Несомненно, русский народ оценит по достоинству свое детище – и с благодарностью воспримет в его песенных самоцветах красоту и особую мудрость исключительного по самобытности его творчества!
Вечная и славная ему память!
По убеждению Никол<ая> Алекс<еевича>, истинная поэзия должна обладать глубинной мудростью – на основе всеобъемлющей любви!
Заключение
Заканчивая свои «Воспоминания о поэте Клюеве Н.А.», не могу не выразить глубокой благодарности тем, кто потрудился, по справедливости, восстановить нашему уважаемому и дорогому (хотя и посмертно) честь гражданина горячо любимой им Родины и вполне заслуженную славу его творениям среди народов.
Русский народ и поэзия поистине им будут благодарны. Земной им поклон!
Москва
28 декабря 1967
Примечания:
Впервые воспоминания напечатаны в журн. «Огонек». 1984, №40 (отр., публ. С. Субботина). Другой отр. появился в КЗ. 1985,17 окт. (публ. С. Субботина). Полный текст мемуаров помещен А. Михайловым в журн. «Наш современник». 1992, №5, с искаж. Печатается по машинописи – ИРЛИ.
1 Ст-ние, вероятно, утрачено.
2 К «Воспоминаниям» приложены шесть снов поэта, записанных по памяти Христофоровой-Садомовой в 1960-х гг. (см.: СД. С. 95-100).
3 См. примеч. 13 к статье Медведева.
4 Прасковья Дмитриевна Клюева скончалась 19 нояб. 1913 г., прожив 62 года.
5 Сорокоуст – поминовение усопших в течение 40 дней.
6 Отходная – канон, читаемый священником при исходе души.
7 «Светлому русскому артисту Анатолию Николаевичу Садомову ларец самоцветов преподношу в благодарность за хлеб-соль в черные дни моей жизни!

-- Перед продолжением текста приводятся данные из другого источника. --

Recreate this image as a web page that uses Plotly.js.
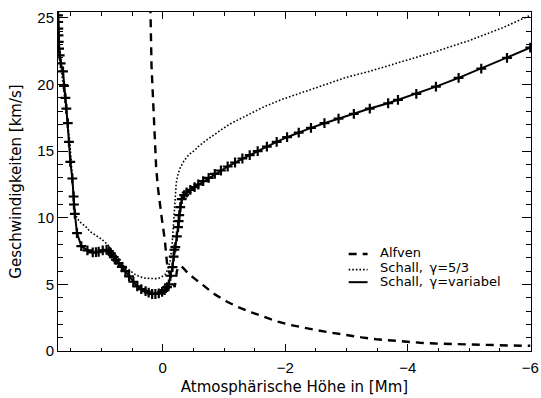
<!DOCTYPE html>
<html>
<head>
<meta charset="utf-8">
<script src="https://cdn.plot.ly/plotly-3.0.1.min.js"></script>
<style>
  html, body { margin: 0; padding: 0; background: #ffffff; }
  #chart { width: 541px; height: 398px; }
</style>
</head>
<body>
<div id="chart"></div>
<script>
// Alfven speed along the height coordinate [Mm] -> [km/s]
const alfvenX = [0.22, 0.2, 0.183, 0.162, 0.13, 0.108, 0.08, 0.05, 0.011, -0.032, -0.07, -0.10, -0.124, -0.16, -0.195,
  -0.215, -0.23, -0.26, -0.30, -0.34, -0.42, -0.53, -0.66, -0.85, -1.05, -1.23, -1.45, -1.66, -1.88, -2.09,
  -2.3, -2.52, -2.75, -3.0, -3.25, -3.49, -3.75, -3.98, -4.2, -4.46, -4.7, -4.95, -5.2, -5.43, -5.7, -6.0];
const alfvenY = [27.0, 25.4, 21.4, 18.9, 16.35, 13.84, 12.3, 11.0, 9.8, 8.4, 6.6, 6.0, 5.65, 5.2, 4.8,
  5.4, 6.0, 6.3, 6.4, 6.2, 5.8, 5.4, 4.95, 4.25, 3.7, 3.3, 2.9, 2.55, 2.2, 1.95,
  1.75, 1.56, 1.38, 1.19, 1.02, 0.88, 0.77, 0.68, 0.62, 0.56, 0.52, 0.48, 0.45, 0.43, 0.41, 0.39];

// Sound speed with gamma = 5/3
const schallConstX = [1.712, 1.705, 1.695, 1.675, 1.64, 1.60, 1.56, 1.52, 1.495, 1.48, 1.466, 1.45, 1.42, 1.386,
  1.33, 1.25, 1.196, 1.09, 1.0, 0.926, 0.873, 0.82, 0.765, 0.711, 0.65, 0.55, 0.47, 0.388, 0.30, 0.226,
  0.15, 0.1, 0.04, 0.0, -0.04, -0.08, -0.12, -0.15, -0.17, -0.185, -0.20, -0.22, -0.25, -0.29, -0.35,
  -0.43, -0.53, -0.58, -0.72, -0.85, -1.0, -1.12, -1.39, -1.66, -1.93, -2.2, -2.47, -2.74, -3.0,
  -3.38, -3.92, -4.46, -5.0, -5.54, -6.0];
const schallConstY = [26.0, 24.5, 23.0, 21.8, 20.6, 19.0, 17.3, 15.8, 14.3, 13.0, 11.8, 10.9, 10.2, 9.9,
  9.6, 9.3, 9.0, 8.7, 8.4, 8.1, 7.85, 7.5, 7.1, 6.8, 6.45, 6.05, 5.8, 5.6, 5.48, 5.45,
  5.42, 5.43, 5.5, 5.6, 5.75, 6.1, 6.7, 7.8, 9.2, 10.5, 11.7, 12.6, 13.3, 13.8, 14.3,
  14.75, 15.1, 15.35, 15.85, 16.3, 16.75, 17.1, 17.73, 18.35, 18.86, 19.28, 19.74, 20.16, 20.55,
  21.0, 21.74, 22.49, 23.3, 24.25, 25.2];

// Sound speed with variable gamma (grid points marked)
const schallVarX = [1.712, 1.709, 1.707, 1.705, 1.702, 1.698, 1.692, 1.682, 1.665, 1.628, 1.612, 1.589, 1.573,
  1.55, 1.531, 1.509, 1.476, 1.455, 1.45, 1.435, 1.40, 1.33, 1.23, 1.143, 1.09, 1.046, 0.98, 0.917, 0.88,
  0.846, 0.80, 0.765, 0.72, 0.668, 0.61, 0.55, 0.48, 0.415, 0.35, 0.28, 0.23, 0.173, 0.12, 0.065, 0.01,
  -0.03, -0.07, -0.10, -0.124, -0.16, -0.178, -0.19, -0.205, -0.23, -0.25, -0.26, -0.27, -0.286, -0.31,
  -0.35, -0.39, -0.45, -0.52, -0.58, -0.66, -0.75, -0.85, -0.95, -1.06, -1.18, -1.30, -1.42, -1.55,
  -1.70, -1.86, -2.03, -2.22, -2.42, -2.64, -2.87, -3.12, -3.38, -3.68, -3.84, -4.14, -4.46, -4.83,
  -5.2, -5.62, -6.0];
const schallVarY = [26.0, 25.2, 24.7, 24.2, 23.7, 23.2, 22.7, 22.2, 21.6, 21.0, 19.9, 19.0, 18.2,
  17.1, 15.7, 14.2, 12.95, 11.6, 11.0, 10.3, 8.85, 7.88, 7.55, 7.40, 7.42, 7.45, 7.55, 7.6, 7.5,
  7.33, 7.05, 6.85, 6.6, 6.32, 6.0, 5.6, 5.2, 4.85, 4.65, 4.5, 4.38, 4.28, 4.28, 4.33, 4.44,
  4.57, 4.8, 5.0, 5.65, 6.3, 7.08, 7.6, 7.8, 8.6, 9.3, 9.75, 10.2, 10.8, 11.4,
  11.7, 11.9, 12.1, 12.3, 12.5, 12.75, 13.0, 13.3, 13.55, 13.85, 14.15, 14.45, 14.7, 15.0,
  15.35, 15.7, 16.05, 16.4, 16.75, 17.1, 17.45, 17.8, 18.2, 18.6, 18.85, 19.3, 19.85, 20.5,
  21.2, 22.0, 22.77];

const seriesNames = ['Alfven', 'Schall,\u2002\u03b3=5/3', 'Schall,\u2002\u03b3=variabel'];
const xTickVals = [0, -2, -4, -6];
const yTickVals = [0, 5, 10, 15, 20, 25];

const TICK_FONT = 'Liberation Sans, Arial, Helvetica, sans-serif';
const TEXT_FONT = 'DejaVu Sans, Verdana, sans-serif';
const dashStyles = ['8px,6px', '1.6px,2px', 'solid'];
const lineWidths = [2.4, 1.6, 2];

const traces = [
  { x: alfvenX, y: alfvenY, name: seriesNames[0], mode: 'lines',
    line: { color: '#000', width: lineWidths[0], dash: dashStyles[0] } },
  { x: schallConstX, y: schallConstY, name: seriesNames[1], mode: 'lines',
    line: { color: '#000', width: lineWidths[1], dash: dashStyles[1] } },
  { x: schallVarX, y: schallVarY, name: seriesNames[2], mode: 'lines+markers',
    line: { color: '#000', width: lineWidths[2] },
    marker: { symbol: 'cross-thin', size: 7, color: '#000', line: { color: '#000', width: 2.2 } } }
];

// hand-drawn legend: short line sample + label per series
const legX0 = 0.6145, legX1 = 0.6545, legTextX = 0.6795;
const legRowY = [0.2905, 0.2476, 0.2047];
const legLineY = [0.2860, 0.2400, 0.2030];
const shapes = seriesNames.map((n, i) => ({
  type: 'line', xref: 'paper', yref: 'paper',
  x0: legX0, x1: legX1, y0: legLineY[i], y1: legLineY[i],
  line: { color: '#000', width: lineWidths[i], dash: dashStyles[i] }
}));
const annotations = seriesNames.map((n, i) => ({
  text: n, xref: 'paper', yref: 'paper', x: legTextX, y: legRowY[i],
  xanchor: 'left', yanchor: 'middle', showarrow: false, borderpad: 0,
  font: { family: TEXT_FONT, size: 13, color: '#000' }
}));

const layout = {
  width: 541, height: 398,
  margin: { l: 58, r: 10, t: 12, b: 47 },
  paper_bgcolor: '#fff', plot_bgcolor: '#fff',
  showlegend: false,
  font: { family: TICK_FONT, size: 15, color: '#000' },
  xaxis: {
    range: [1.71, -6.012], autorange: false,
    tickvals: xTickVals, ticks: 'inside', ticklen: 7, tickwidth: 1, tickcolor: '#000',
    minor: { dtick: 0.5, tick0: 0, ticks: 'inside', ticklen: 3.5, tickwidth: 1, tickcolor: '#000' },
    showline: true, linecolor: '#000', linewidth: 1, mirror: 'ticks',
    showgrid: false, zeroline: false, ticklabelstandoff: 3, ticklabeloverflow: 'allow',
    tickfont: { family: TICK_FONT, size: 15 },
    title: { text: 'Atmosph\u00e4rische H\u00f6he in [Mm]', font: { family: TEXT_FONT, size: 15 }, standoff: 6 }
  },
  yaxis: {
    range: [0, 25.45], autorange: false,
    tickvals: yTickVals, ticks: 'inside', ticklen: 9.5, tickwidth: 1, tickcolor: '#000',
    minor: { dtick: 1, tick0: 0, ticks: 'inside', ticklen: 4.8, tickwidth: 1, tickcolor: '#000' },
    showline: true, linecolor: '#000', linewidth: 1, mirror: 'ticks',
    showgrid: false, zeroline: false,
    tickfont: { family: TICK_FONT, size: 15 },
    title: { text: 'Geschwindigkeiten [km/s]', font: { family: TEXT_FONT, size: 15 }, standoff: 12 }
  },
  shapes: shapes,
  annotations: annotations
};

Plotly.newPlot('chart', traces, layout, { displayModeBar: false, staticPlot: true });
</script>
</body>
</html>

Н. Клюев. (Милосердие и русская поэзия будут Вам благодарны). 1932. Москва» (цит. по АК. С. 193).
8 Надпись на фотографии: «Светлой сестре по упованию Надежде Федоровне Садомовой Н. Клюев. Я алкал и жаждал и вы насытили меня» (цит. по статье Субботина С. Сибирские письма Николая Клюева // КЗ. 1985,17 окт.)

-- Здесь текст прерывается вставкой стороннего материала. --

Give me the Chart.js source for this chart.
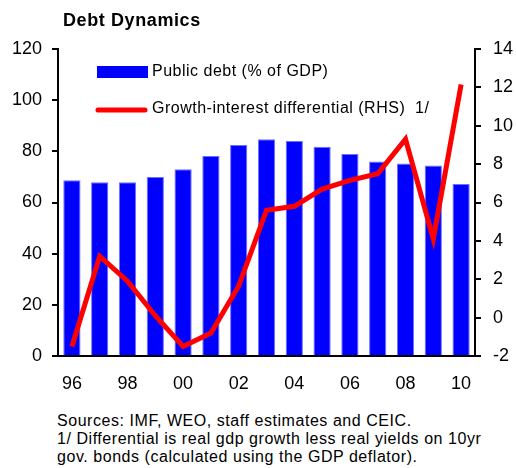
<!DOCTYPE html>
<html>
<head>
<meta charset="utf-8">
<title>Debt Dynamics</title>
<script src="https://cdn.jsdelivr.net/npm/chart.js@4.4.0/dist/chart.umd.min.js"></script>
<style>
  body { margin: 0; background: #fff; font-family: "Liberation Sans", Arial, sans-serif; color: #000; }
  #wrap { position: relative; width: 516px; height: 468px; overflow: hidden; }
  #title { position: absolute; left: 63px; top: 10px; font-weight: bold; font-size: 18px; letter-spacing: 0.6px; line-height: 21px; }
  #debtChart { position: absolute; left: 0; top: 0; }
  #notes { position: absolute; left: 57px; top: 412px; font-size: 16px; line-height: 18px; letter-spacing: 0.55px; white-space: nowrap; }
</style>
</head>
<body>
<div id="wrap">
  <canvas id="debtChart" width="516" height="400"></canvas>
  <div id="title">Debt Dynamics</div>
  <div id="notes">Sources: IMF, WEO, staff estimates and CEIC.<br>1/ Differential is real gdp growth less real yields on 10yr<br>gov. bonds (calculated using the GDP deflator).</div>
</div>
<script>
// Years 1996-2010, labelled with two digits
const years = ['96', '97', '98', '99', '00', '01', '02', '03', '04', '05', '06', '07', '08', '09', '10'];
// Public debt, % of GDP (left axis)
const publicDebt = [68.7, 67.9, 67.9, 70.0, 73.0, 78.2, 82.5, 84.7, 84.0, 81.8, 79.0, 76.0, 75.2, 74.5, 67.2];
// Growth-interest differential (right axis)
const growthDiff = [-1.5, 3.2, 1.9, 0.1, -1.5, -0.8, 1.65, 5.6, 5.8, 6.7, 7.15, 7.5, 9.3, 4.1, 12.15];
const leftTicks = { min: 0, max: 120, step: 20 };
const rightTicks = { min: -2, max: 14, step: 2 };

const tickFont = { family: '"Liberation Sans", Arial, sans-serif', size: 18 };

// Legend sits inside the plot, top-left
const insideLegend = {
    id: 'insideLegend',
    afterDraw(chart) {
        const ctx = chart.ctx;
        const ds = chart.data.datasets;
        ctx.save();
        ctx.font = '16px "Liberation Sans", Arial, sans-serif';
        ctx.letterSpacing = '0.5px';
        ctx.textBaseline = 'middle';

        ctx.fillStyle = ds[0].backgroundColor;
        ctx.fillRect(97, 66, 51, 12);
        ctx.fillStyle = '#000';
        ctx.fillText(ds[0].label, 152, 72);

        ctx.strokeStyle = ds[1].borderColor;
        ctx.lineWidth = 5;
        ctx.lineCap = 'round';
        ctx.beginPath();
        ctx.moveTo(98, 110);
        ctx.lineTo(145, 110);
        ctx.stroke();
        ctx.fillText(ds[1].label, 152, 109);
        ctx.restore();
    }
};

new Chart(document.getElementById('debtChart'), {
    data: {
        labels: years,
        datasets: [
            {
                type: 'bar',
                label: 'Public debt (% of GDP)',
                data: publicDebt,
                backgroundColor: '#0000ff',
                borderColor: '#7070ff',
                borderWidth: 1,
                categoryPercentage: 1,
                barPercentage: 0.62,
                yAxisID: 'y',
                order: 2
            },
            {
                type: 'line',
                label: 'Growth-interest differential (RHS)  1/',
                data: growthDiff,
                borderColor: '#ff0000',
                borderWidth: 5,
                pointRadius: 0,
                tension: 0,
                yAxisID: 'y1',
                order: 1
            }
        ]
    },
    options: {
        responsive: false,
        animation: false,
        layout: { padding: { top: 49, left: 0, right: 0, bottom: 0 } },
        plugins: {
            legend: { display: false },
            tooltip: { enabled: false }
        },
        scales: {
            x: {
                grid: { display: false },
                border: { display: true, color: '#000', width: 2 },
                ticks: {
                    autoSkip: false,
                    maxRotation: 0,
                    color: '#000',
                    font: tickFont,
                    padding: 9,
                    callback: (v, i) => (i % 2 === 0 ? years[i] : '')
                },
                afterFit: scale => { scale.height = 44; }
            },
            y: {
                position: 'left',
                min: leftTicks.min,
                max: leftTicks.max,
                grid: { drawOnChartArea: false, drawTicks: true, tickLength: 6, color: '#000', lineWidth: 2 },
                border: { display: true, color: '#000', width: 2 },
                ticks: { stepSize: leftTicks.step, color: '#000', font: tickFont, padding: 10 },
                afterFit: scale => { scale.width = 58; }
            },
            y1: {
                position: 'right',
                min: rightTicks.min,
                max: rightTicks.max,
                grid: { drawOnChartArea: false, drawTicks: true, tickLength: 6, color: '#000', lineWidth: 2 },
                border: { display: true, color: '#000', width: 2 },
                ticks: { stepSize: rightTicks.step, color: '#000', font: tickFont, padding: 12 },
                afterFit: scale => { scale.width = 41; }
            }
        }
    },
    plugins: [insideLegend]
});
</script>
</body>
</html>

9 См. примеч. 19 к воспоминаниям Менского.
10 Неточно. В рукописный отдел ИРЛИ она передала 15 писем.
11 См. примеч. 27 к беседе Дувакина с Бахтиным.
12 В последнем письме Клюева к Христофоровой-Садомовой от 6 апр. 1937 г. этих слов нет. Возможно, они из утраченного клюевского письма.
13 Перед арестом поэт проживал в семье Балакиных по адресу: Старо-Ачинская, 13.